A structured evaluation helps uncover limitations that are not visible in documentation. Real-world testing ensures the selected protocol meets both performance goals and operational expectations.
Deployment Guidance
This table summarizes which protocol aligns best with common infrastructure priorities and workload characteristics.

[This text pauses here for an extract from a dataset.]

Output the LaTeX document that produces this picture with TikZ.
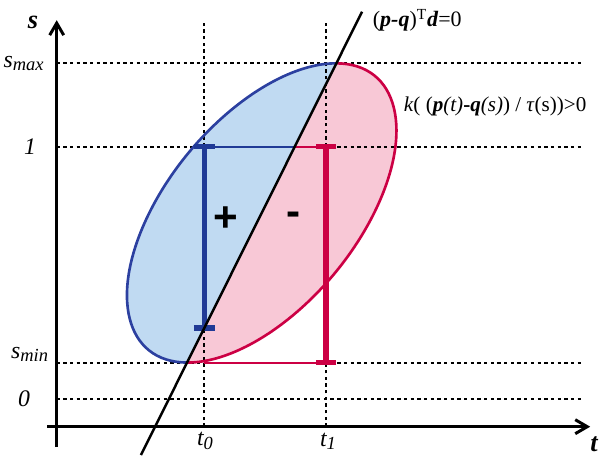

| Scenario | Recommended Protocol | Reasoning |
| Synchronized multi-node training | InfiniBand | Lowest latency and hardware collectives reduce iteration time |
| Ethernet-based infrastructure | RoCEv2 | Integrates with existing switching fabric and provides high throughput |
| WAN or distributed setups | iWARP | Fully routable and easy to deploy across geographically distributed nodes |
| Cost-sensitive or low-ops teams | RoCEv2 or iWARP | Reduces hardware and training overhead |
These guidelines should inform initial decisions, but hands-on validation remains essential before full-scale adoption.
Conclusion
Each protocol offers a different mix of performance, complexity, and integration effort. InfiniBand delivers reliable, low-latency communication with strong collective acceleration. It suits teams that need peak performance and are equipped to manage a separate fabric. RoCEv2 offers solid performance over Ethernet, provided teams can configure and maintain a lossless environment. iWARP focuses on ease of deployment and broad compatibility, but may not meet the performance needs of large-scale training clusters.
Final decisions should be made through structured evaluation under real-world workloads. Only actual testing reveals how each protocol performs under pressure and what it demands from operations teams. Benchmarks, failover testing, and tuning logs all contribute to a reliable decision-making process.